We have fallen behind when it comes to modern urban construction. – Lars Stromgren, Ramboll

Cycling in Copenhagen
Nothing new under the snow if you ask me or any random cyclist but as Lars Stromgren, from the firm behind the survey, puts it “We have fallen behind when it comes to modern urban construction.” In other words, one cannot keep on saying “one billion Swedish kronor ($150,000,000) will be spent on cycling infrastructure over the next 5 years” and expect the figure to go from 8 to 50%. Politicians must take concrete initiatives, right now, and not only announce schemes that merely act as bandages. And if Stockholm fails to do so, we’ll reach Copenhagen’s cycling levels in 2078. Two thousand seventy eight.1
Meanwhile, a couple of Dagens Nyheter journalists packed a laser speed gun and took a short walk to Västerbron.2 Out of 130 vehicles checked with the speed meter only 10 of them respected the 50 kph speed limit (5 cars, 4 buses and 1 tractor).
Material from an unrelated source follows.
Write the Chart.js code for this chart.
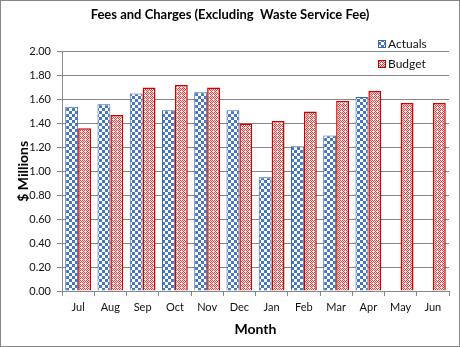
<!DOCTYPE html>
<html>
<head>
<meta charset="utf-8">
<script src="https://cdn.jsdelivr.net/npm/chart.js@4"></script>
<style>
  html, body { margin: 0; padding: 0; background: #fff; }
  #wrap { width: 460px; height: 347px; }
</style>
</head>
<body>
<div id="wrap"><canvas id="feesChart" width="460" height="347"></canvas></div>
<script>
const months = ["Jul", "Aug", "Sep", "Oct", "Nov", "Dec", "Jan", "Feb", "Mar", "Apr", "May", "Jun"];
const actuals = [1.54, 1.56, 1.65, 1.51, 1.66, 1.51, 0.95, 1.21, 1.30, 1.62, null, null];
const budget = [1.36, 1.47, 1.70, 1.72, 1.70, 1.40, 1.42, 1.50, 1.59, 1.67, 1.57, 1.57];
const seriesNames = ["Actuals", "Budget"];

const font = "Lato, 'Liberation Sans', sans-serif";

function checkPattern() {
    const c = document.createElement("canvas");
    c.width = 6; c.height = 6;
    const g = c.getContext("2d");
    g.fillStyle = "#ffffff";
    g.fillRect(0, 0, 6, 6);
    g.fillStyle = "#4677c4";
    g.fillRect(0, 0, 3, 3);
    g.fillRect(3, 3, 3, 3);
    return g.createPattern(c, "repeat");
}

function redPattern() {
    const c = document.createElement("canvas");
    c.width = 4; c.height = 4;
    const g = c.getContext("2d");
    g.fillStyle = "#fbe4e4";
    g.fillRect(0, 0, 4, 4);
    g.fillStyle = "#e04848";
    const px = [[0, 0], [1, 1], [2, 2], [3, 3], [2, 0], [0, 2], [3, 1]];
    px.forEach(p => g.fillRect(p[0], p[1], 1, 1));
    return g.createPattern(c, "repeat");
}

const blueFill = checkPattern();
const redFill = redPattern();

// legend drawn over the top right of the plot, like the original
const legendBox = {
    id: "legendBox",
    afterDraw(chart) {
        const ctx = chart.ctx;
        ctx.save();
        ctx.font = "12px " + font;
        ctx.textBaseline = "middle";
        chart.data.datasets.forEach((ds, i) => {
            const y = 44 + i * 20;
            ctx.fillStyle = "#fff";
            ctx.fillRect(376, y - 7, 60, 14);
            ctx.fillStyle = ds.backgroundColor;
            ctx.fillRect(378, y - 4, 8, 8);
            ctx.strokeStyle = ds.borderColor;
            ctx.lineWidth = 1;
            ctx.strokeRect(378.5, y - 3.5, 7, 7);
            ctx.fillStyle = "#111";
            ctx.fillText(ds.label, 388, y);
        });
        ctx.restore();
    }
};

const frame = {
    id: "frame",
    afterDraw(chart) {
        const ctx = chart.ctx;
        ctx.save();
        ctx.strokeStyle = "#868686";
        ctx.lineWidth = 1;
        ctx.strokeRect(0.5, 0.5, chart.width - 1, chart.height - 1);
        ctx.restore();
    }
};

new Chart(document.getElementById("feesChart"), {
    type: "bar",
    data: {
        labels: months,
        datasets: [
            { label: seriesNames[0], data: actuals, backgroundColor: blueFill,
              borderColor: "#3a66ad", borderWidth: 1 },
            { label: seriesNames[1], data: budget, backgroundColor: redFill,
              borderColor: "#d40000", borderWidth: 1.5 }
        ]
    },
    options: {
        responsive: false,
        animation: false,
        devicePixelRatio: 1,
        layout: { padding: { left: 11, right: 11, top: 0, bottom: 5 } },
        datasets: { bar: { categoryPercentage: 0.8, barPercentage: 1.0 } },
        plugins: {
            legend: { display: false },
            tooltip: { enabled: false },
            title: {
                display: true,
                text: "Fees and Charges (Excluding  Waste Service Fee)",
                color: "#000",
                font: { family: font, size: 13, weight: "bold" },
                padding: { top: 7, bottom: 29 }
            }
        },
        scales: {
            x: {
                grid: { drawOnChartArea: false, drawTicks: true, tickLength: 5, color: "#888" },
                border: { color: "#888" },
                ticks: { color: "#111", font: { family: font, size: 11 }, padding: 5 },
                title: { display: true, text: "Month", color: "#000",
                         font: { family: font, size: 14, weight: "bold" }, padding: { top: 9 } },
                afterFit(scale) { scale.height = 51; }
            },
            y: {
                min: 0, max: 2,
                grid: { color: "#888", tickLength: 5 },
                border: { color: "#888" },
                ticks: { stepSize: 0.2, color: "#111", font: { family: font, size: 11 },
                         padding: 6, callback: v => v.toFixed(2) },
                title: { display: true, text: "$ Millions", color: "#000",
                         font: { family: font, size: 14, weight: "bold" } },
                afterFit(scale) { scale.width = 51; }
            }
        }
    },
    plugins: [legendBox, frame]
});
</script>
</body>
</html>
The fastest speed recorded that time was 113 kph. But the traffic administration already has a radical solution to the speeding problem: “Our proposal is that the limit is raised from the current 50 kph to 60 kph”.
Nature being what it is there was already a good chance I wouldn’t be around in 2078 to enjoy a bicycle friendly Stockholm. The odds just got worse.